MANILA - For Ayala-led Globe Telecom Inc., it's no longer about attracting more subscribers. It's all about getting their existing ones to spend more.
At the end of the day, Globe's goal is "to generate revenues for a continuously growing company," according to company president and chief executive officer Ernest Cu. Since more users do not necessarily translate to higher profits, he said Globe would rather focus on encouraging current subscribers to make more voice calls and send text messages.
"We're not here to say that we have (for instance) 1 billion subscribers, yet we have no profits. We can do that, yes, but we'll sacrifice our margins," Cu told reporters in a briefing on Thursday.
This new strategy, however, may prove to be challenging as Filipinos continue to hold back on mobile phone use due to the uncertainties brought about by the economic downturn.

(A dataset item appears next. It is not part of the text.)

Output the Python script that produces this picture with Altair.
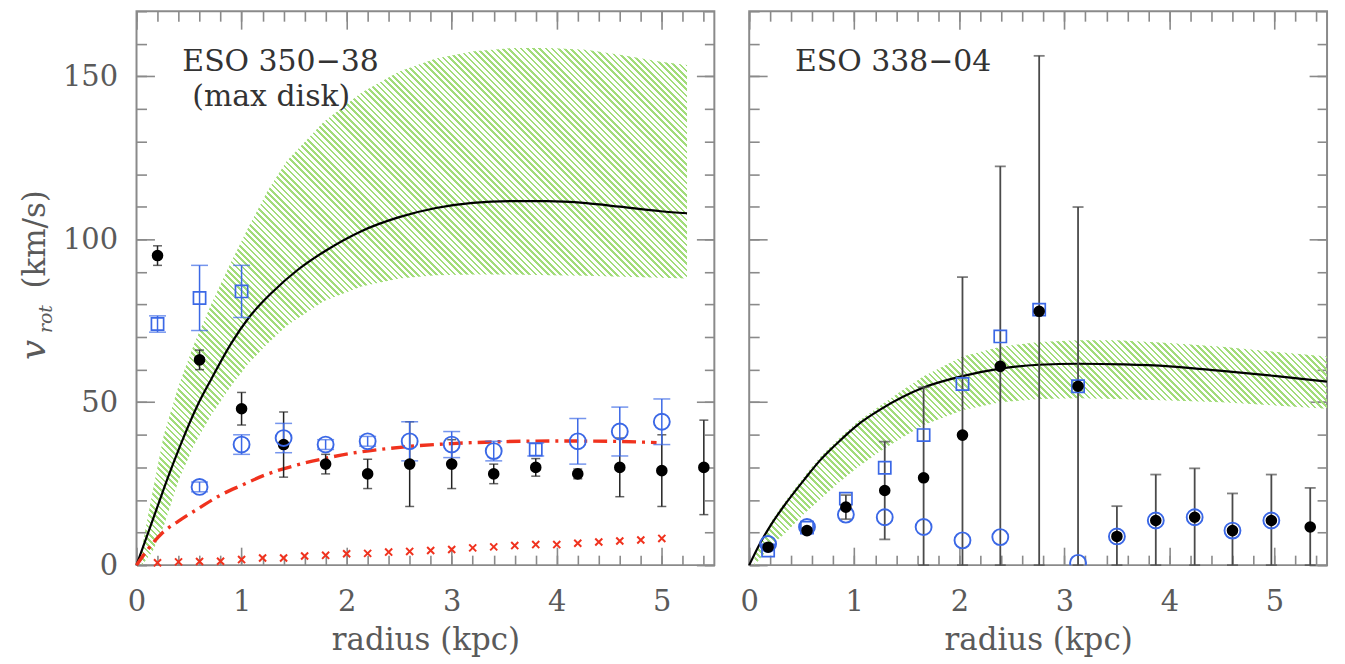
import math
import altair as alt
import pandas as pd

FONT = "DejaVu Serif"
W, H = 580, 556
XMAX, YMAX = 5.5, 170

# ---------------- left panel : ESO 350-38 ----------------
L_R = [0.2, 0.6, 1.0, 1.4, 1.8, 2.2, 2.6, 3.0, 3.4, 3.8, 4.2, 4.6, 5.0, 5.4]
L_BLACK_V = [95, 63, 48, 37, 31, 28, 31, 31, 28, 30, 28, 30, 29, 30]
L_BLACK_E = [3, 3, 5, 10, 3, 4.5, 13, 7.5, 3, 2.7, 1.5, 9, 11, 14.5]

L_CIRC_R = [0.6, 1.0, 1.4, 1.8, 2.2, 2.6, 3.0, 3.4, 4.2, 4.6, 5.0]
L_CIRC_V = [24, 37, 39, 37, 38, 38, 37, 35, 38, 41, 44]
L_CIRC_E = [1.5, 3, 4.5, 1.5, 1.5, 6, 4, 3, 7, 7.5, 7]

L_SQ_R = [0.2, 0.6, 1.0, 3.8]
L_SQ_V = [74, 82, 84, 35.5]
L_SQ_E = [2.5, 10, 8, 2]

L_X_R = [0.2, 0.4, 0.6, 0.8, 1.0, 1.2, 1.4, 1.6, 1.8, 2.0, 2.2, 2.4, 2.6,
         2.8, 3.0, 3.2, 3.4, 3.6, 3.8, 4.0, 4.2, 4.4, 4.6, 4.8, 5.0]
L_X_V = [0.7, 1.0, 1.1, 1.2, 1.7, 2.2, 2.2, 2.8, 3.0, 3.5, 3.6, 4.0, 4.2,
         4.5, 4.8, 5.3, 5.6, 6.0, 6.3, 6.3, 6.7, 7.1, 7.4, 7.7, 8.2]

L_DD_R = [0, 0.1, 0.25, 0.4, 0.6, 0.8, 1.0, 1.25, 1.5, 1.8, 2.1, 2.4, 2.7, 3.0, 3.5, 4.0, 4.5, 4.95]
L_DD_V = [0, 4.5, 10, 13.5, 17.6, 21.5, 24.5, 28, 30.5, 32.8, 34.6, 35.8, 36.7, 37.3, 37.9, 38.1, 38.0, 37.6]

L_CURVE_R = [0, 0.1, 0.2, 0.3, 0.42, 0.58, 0.71, 0.9, 1.07, 1.3, 1.53, 1.8, 2.14, 2.5,
             2.85, 3.2, 3.57, 3.9, 4.28, 4.6, 4.99, 5.24]
L_CURVE_V = [0, 9, 18, 27, 37, 49, 57, 68, 76, 84, 90.5, 96.5, 102.5, 106.8,
             109.6, 111.2, 111.7, 111.7, 111.1, 110, 108.6, 108]

L_BAND_R = [0.05, 0.15, 0.26, 0.4, 0.55, 0.71, 0.9, 1.07, 1.25, 1.43, 1.78, 2.14, 2.5,
            2.85, 3.21, 3.57, 3.92, 4.28, 4.63, 4.99, 5.24]
L_BAND_HI = [5, 22, 40, 55, 68, 80, 93, 104, 115, 124, 136, 145, 151.5,
             155.5, 157.7, 158.7, 158.7, 158.2, 156.5, 154.5, 153.5]
L_BAND_LO = [0, 4, 12, 26, 37, 46, 55, 62, 68, 73.5, 81, 85.5, 88,
             89, 89.2, 89.2, 89, 88.8, 88.5, 88.2, 88]

# ---------------- right panel : ESO 338-04 ----------------
R_R = [0.18, 0.55, 0.92, 1.29, 1.66, 2.03, 2.39, 2.76, 3.13, 3.50, 3.87, 4.24, 4.60, 4.97, 5.34]
R_BLACK_V = [5.5, 10.6, 17.8, 22.9, 26.8, 39.9, 61, 77.9, 54.9, 8.8, 13.7, 14.7, 10.6, 13.7, 11.7]
R_BLACK_E = [0.8, 0.8, 3.7, 15, 27.8, 48.5, 61.4, 78.4, 55, 9.3, 14.1, 15, 11.4, 14.1, 12]

R_CIRC_R = [0.18, 0.55, 0.92, 1.29, 1.66, 2.03, 2.39, 3.13, 3.50, 3.87, 4.24, 4.60, 4.97]
R_CIRC_V = [6.5, 11.7, 15.5, 14.7, 11.7, 7.6, 8.6, 0.7, 8.8, 13.7, 14.7, 10.6, 13.7]

R_SQ_R = [0.18, 0.55, 0.92, 1.29, 1.66, 2.03, 2.39, 2.76, 3.13]
R_SQ_V = [4.5, 11.5, 20.4, 29.9, 39.9, 55.6, 70.2, 78.4, 54.9]

R_CURVE_R = [0, 0.1, 0.21, 0.35, 0.53, 0.67, 0.84, 1.03, 1.25, 1.66, 2.03, 2.39, 2.76,
             3.13, 3.57, 4.0, 4.5, 5.02, 5.5]
R_CURVE_V = [0, 6.5, 12.5, 19, 26.5, 32, 37.5, 43, 47.8, 54.5, 58, 60.3, 61.5,
             61.8, 61.6, 61, 59.6, 58, 56.3]

R_BAND_R = [0.05, 0.21, 0.35, 0.53, 0.67, 0.84, 1.03, 1.25, 1.45, 1.66, 2.03, 2.39, 2.76,
            3.13, 3.5, 4.0, 4.5, 5.0, 5.5]
R_BAND_HI = [3, 13.5, 20, 27.5, 33, 38.5, 44, 49, 53.5, 58, 64, 67, 68.5,
             69, 69, 68.2, 67, 65.5, 64]
R_BAND_LO = [0, 6, 10, 16, 20, 25, 30, 35, 39, 43, 47.5, 50, 51,
             51.2, 51, 50.5, 50, 49, 48]

X_MAJOR = [0, 1, 2, 3, 4, 5]
X_MINOR = [round(i * 0.2, 1) for i in range(28)]
Y_MAJOR = [0, 50, 100, 150]
Y_MINOR = [i * 10 for i in range(18)]

# ---------------- styles ----------------
BLUE = "#3b68e6"
RED = "#f0321e"
GREEN = "#a2dc7a"
TICK = "#8a8a8a"
LABEL = "#5a5a5a"

XS = alt.Scale(domain=[0, XMAX], nice=False, zero=False)
YS = alt.Scale(domain=[0, YMAX], nice=False, zero=False)

COMMON = dict(grid=False, domain=False, tickColor=TICK, tickWidth=1.6)


def x_axis(kind, labels=True):
    if kind == "bottom":
        return alt.Axis(orient="bottom", values=X_MAJOR, tickSize=18, offset=-18,
                        labels=labels, labelFont=FONT, labelFontSize=29, labelColor=LABEL,
                        labelPadding=23, labelFlush=False, format="d",
                        titleFont=FONT, titleFontSize=31, titleFontWeight="normal",
                        titleColor=LABEL, titlePadding=9, **COMMON)
    if kind == "bottom_minor":
        return alt.Axis(orient="bottom", values=X_MINOR, tickSize=10, offset=-10,
                        labels=False, **COMMON)
    if kind == "top":
        return alt.Axis(orient="top", values=X_MAJOR, tickSize=18, offset=-18,
                        labels=False, **COMMON)
    return alt.Axis(orient="top", values=X_MINOR, tickSize=10, offset=-10,
                    labels=False, **COMMON)


def y_axis(kind, labels=True):
    if kind == "left":
        return alt.Axis(orient="left", values=Y_MAJOR, tickSize=18, offset=-18,
                        labels=labels, labelFont=FONT, labelFontSize=29, labelColor=LABEL,
                        labelPadding=19, format="d", **COMMON)
    if kind == "left_minor":
        return alt.Axis(orient="left", values=Y_MINOR, tickSize=10, offset=-10,
                        labels=False, **COMMON)
    if kind == "right":
        return alt.Axis(orient="right", values=Y_MAJOR, tickSize=18, offset=-18,
                        labels=False, **COMMON)
    return alt.Axis(orient="right", values=Y_MINOR, tickSize=10, offset=-10,
                    labels=False, **COMMON)


def X(field, axis=None, title=None):
    if axis is None:
        return alt.X(field, type="quantitative", scale=XS, axis=None)
    if title is None:
        return alt.X(field, type="quantitative", scale=XS, axis=axis, title=None)
    return alt.X(field, type="quantitative", scale=XS, axis=axis, title=title)


def Y(field, axis=None):
    if axis is None:
        return alt.Y(field, type="quantitative", scale=YS, axis=None)
    return alt.Y(field, type="quantitative", scale=YS, axis=axis, title=None)


def stripes(r_vals, hi_vals, period=4.4, frac=0.42):
    wb = (max(r_vals) - min(r_vals)) * W / XMAX
    hb = max(hi_vals) * H / YMAX
    r = hb / wb
    n = int(round((wb + hb) / (math.sqrt(2) * period)))
    a = (1 + r) / (1 + r * r)
    clear = "rgba(255,255,255,0)"
    stops = []
    for i in range(n):
        o0, o1, o2 = i / n, (i + frac) / n, (i + 1) / n
        stops += [alt.GradientStop(color=GREEN, offset=o0),
                  alt.GradientStop(color=GREEN, offset=o1),
                  alt.GradientStop(color=clear, offset=o1),
                  alt.GradientStop(color=clear, offset=o2)]
    return alt.LinearGradient(gradient="linear", stops=stops,
                              x1=0, y1=1, x2=a, y2=1 - a * r)


def band_layer(rs, lo, hi, xax, yax):
    df = pd.DataFrame({"r": rs, "lo": lo, "hi": hi})
    return alt.Chart(df).mark_area(color=stripes(rs, hi)).encode(
        x=X("r", xax, title="radius (kpc)"),
        y=Y("hi", yax), y2="lo")


def line_layer(rs, vs, xax, yax, color="black", width=2.2, dash=None):
    df = pd.DataFrame({"r": rs, "v": vs})
    kw = dict(color=color, strokeWidth=width, interpolate="monotone")
    if dash is not None:
        kw["strokeDash"] = dash
    return alt.Chart(df).mark_line(**kw).encode(x=X("r", xax), y=Y("v", yax))


def err_layers(rs, vs, es, color, cap, width=1.5):
    df = pd.DataFrame({"r": rs, "v": vs, "e": es})
    base = alt.Chart(df).transform_calculate(
        lo="max(0, datum.v - datum.e)", hi="datum.v + datum.e")
    rule = base.mark_rule(color=color, strokeWidth=width).encode(
        x=X("r"), y=Y("lo:Q"), y2="hi:Q")
    cap_hi = base.mark_tick(color=color, orient="horizontal", size=cap, thickness=width).encode(
        x=X("r"), y=Y("hi:Q"))
    cap_lo = base.mark_tick(color=color, orient="horizontal", size=cap, thickness=width).encode(
        x=X("r"), y=Y("lo:Q"))
    return [rule, cap_hi, cap_lo]


def points(rs, vs, kind, xax=None, yax=None):
    df = pd.DataFrame({"r": rs, "v": vs})
    if kind == "black":
        m = alt.Chart(df).mark_circle(color="black", opacity=1, size=135)
    elif kind == "circle":
        m = alt.Chart(df).mark_point(shape="circle", filled=False, color=BLUE,
                                     size=256, strokeWidth=1.9, opacity=1, clip=True)
    elif kind == "square":
        m = alt.Chart(df).mark_point(shape="square", filled=False, color=BLUE,
                                     size=150, strokeWidth=1.7, opacity=1)
    else:
        m = alt.Chart(df).mark_point(shape="M-1,-1L1,1M-1,1L1,-1", filled=False,
                                     color=RED, size=50, strokeWidth=2, opacity=1)
    return m.encode(x=X("r", xax), y=Y("v", yax))


def text_layer(txt, x, y, size=30, italic=False, angle=0, align="left",
               baseline="alphabetic", color="#333333"):
    df = pd.DataFrame({"t": [txt]})
    kw = dict(font=FONT, fontSize=size, color=color, align=align, baseline=baseline)
    if italic:
        kw["fontStyle"] = "italic"
    if angle:
        kw["angle"] = angle
    return alt.Chart(df).mark_text(**kw).encode(
        text="t:N", x=alt.value(x), y=alt.value(y))


# ---------------- build left panel ----------------
left_layers = [
    band_layer(L_BAND_R, L_BAND_LO, L_BAND_HI, x_axis("bottom"), y_axis("left")),
    line_layer(L_CURVE_R, L_CURVE_V, x_axis("bottom_minor"), y_axis("left_minor")),
    line_layer(L_DD_R, L_DD_V, x_axis("top"), y_axis("right"), color=RED, width=3.4,
               dash=[14, 6, 3, 6]),
    points(L_X_R, L_X_V, "x", x_axis("top_minor"), y_axis("right_minor")),
]
left_layers += err_layers(L_R, L_BLACK_V, L_BLACK_E, "#222222", 9)
left_layers += err_layers(L_CIRC_R, L_CIRC_V, L_CIRC_E, BLUE, 17)
left_layers += err_layers(L_SQ_R, L_SQ_V, L_SQ_E, BLUE, 17)
left_layers += [
    points(L_R, L_BLACK_V, "black"),
    points(L_CIRC_R, L_CIRC_V, "circle"),
    points(L_SQ_R, L_SQ_V, "square"),
    text_layer("ESO 350\u221238", 46, 60),
    text_layer("(max disk)", 56, 95),
    text_layer("(km/s)", -101, 229, size=31, angle=270, align="center",
               baseline="middle", color=LABEL),
    text_layer("v", -103, 340, size=36, italic=True, angle=270, align="center",
               baseline="middle", color=LABEL),
    text_layer("rot", -91, 309, size=19, italic=True, angle=270, align="center",
               baseline="middle", color=LABEL),
]
left = alt.layer(*left_layers).properties(width=W, height=H).resolve_axis(
    x="independent", y="independent")

# ---------------- build right panel ----------------
right_layers = [
    band_layer(R_BAND_R, R_BAND_LO, R_BAND_HI, x_axis("bottom"), y_axis("left", labels=False)),
    line_layer(R_CURVE_R, R_CURVE_V, x_axis("bottom_minor"), y_axis("left_minor")),
]
right_layers += err_layers(R_R, R_BLACK_V, R_BLACK_E, "#4a4a4a", 11, width=1.8)
right_layers += [
    points(R_SQ_R, R_SQ_V, "square", x_axis("top"), y_axis("right")),
    points(R_CIRC_R, R_CIRC_V, "circle", x_axis("top_minor"), y_axis("right_minor")),
    points(R_R, R_BLACK_V, "black"),
    text_layer("ESO 338\u221204", 46, 60),
]
right = alt.layer(*right_layers).properties(width=W, height=H).resolve_axis(
    x="independent", y="independent")

chart = alt.hconcat(left, right, spacing=35, bounds="flush").properties(
    padding={"left": 7, "top": 0, "right": 4, "bottom": 0}
).configure_view(stroke="#8a8a8a", strokeWidth=2)

chart.save("out.html", embed_options={"renderer": "svg", "actions": False})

Since the start of the year, Globe has reported continuous growth rates in the number of users signing up for their mobile services. There is, however, a steep decline in the company's average revenue per subscriber (ARPU), a prime indicator of profit potential. It is also a key indicator of consumer behavior.
For instance, Globe's postpaid, prepaid, and mass-market brands had more subscribers during the second quarter of the year, posting respective growth rates of 16%, 5%, and 17%.

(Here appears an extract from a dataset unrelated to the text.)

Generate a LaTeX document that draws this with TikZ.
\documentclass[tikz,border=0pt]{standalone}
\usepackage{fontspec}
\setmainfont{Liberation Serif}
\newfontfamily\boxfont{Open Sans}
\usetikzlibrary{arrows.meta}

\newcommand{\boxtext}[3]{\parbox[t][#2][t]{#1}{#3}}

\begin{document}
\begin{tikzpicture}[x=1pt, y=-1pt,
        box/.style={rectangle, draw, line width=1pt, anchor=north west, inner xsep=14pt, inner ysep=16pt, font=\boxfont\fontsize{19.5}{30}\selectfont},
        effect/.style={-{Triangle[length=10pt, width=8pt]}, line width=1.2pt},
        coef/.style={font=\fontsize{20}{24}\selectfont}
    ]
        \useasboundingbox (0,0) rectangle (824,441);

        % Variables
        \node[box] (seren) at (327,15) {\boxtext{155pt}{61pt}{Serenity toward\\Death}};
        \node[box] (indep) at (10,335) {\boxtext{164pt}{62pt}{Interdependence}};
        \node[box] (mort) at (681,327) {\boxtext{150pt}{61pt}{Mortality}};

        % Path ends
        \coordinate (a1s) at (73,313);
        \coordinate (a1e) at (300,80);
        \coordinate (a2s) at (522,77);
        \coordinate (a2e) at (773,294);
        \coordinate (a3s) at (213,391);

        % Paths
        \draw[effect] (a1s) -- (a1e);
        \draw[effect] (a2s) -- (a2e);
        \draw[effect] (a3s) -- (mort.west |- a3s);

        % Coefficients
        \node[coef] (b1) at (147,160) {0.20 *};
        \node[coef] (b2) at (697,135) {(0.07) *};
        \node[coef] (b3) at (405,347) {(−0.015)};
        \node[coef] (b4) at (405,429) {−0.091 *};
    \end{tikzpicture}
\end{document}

The gross ARPUs of these brands, however, have dropped by 10%, 12%, and 19%, respectively, compared to the same period in 2008. The same trend has also been seen in Globe during the previous quarter, together with rival Philippine Long Distance Telephone Co. (PLDT).
The economic slowdown has caused subscribers to shop for the lowest call and text offerings by changing SIM on the same phone unit or by keeping separate phones for each SIM. This is especially true for users from lower-income segments, who tend to have lower reload activity and shorter tenures.
Given these, Cu stressed the need for "quality, usage, and retaining subscribers" over "simply going after the bulk of subscribers."
To achieve this goal, he said the company continues to improve service quality and strengthen brand loyalty.
"We want them to use Globe for either mobile or fixed space. We don't want to confuse clients with multiple brands or multiple services," Cu said. Just recently, Globe has integrated its sales group handling consumer wireless and broadband so users will have a unified look and feel of their products.
Globe reported a 17% growth in net income at P7.241 billion as of end-June. But this was driven mainly by one-off charges as the company had P398 million in non-operating charges arising from an equipment exchange transaction with an equipment supplier.
It's core income actually increased by only 3%.
Like PLDT, Globe sees a slower third quarter, but is expecting profits to pick up by year-end due to election-related spending and increased consumption during the Christmas season.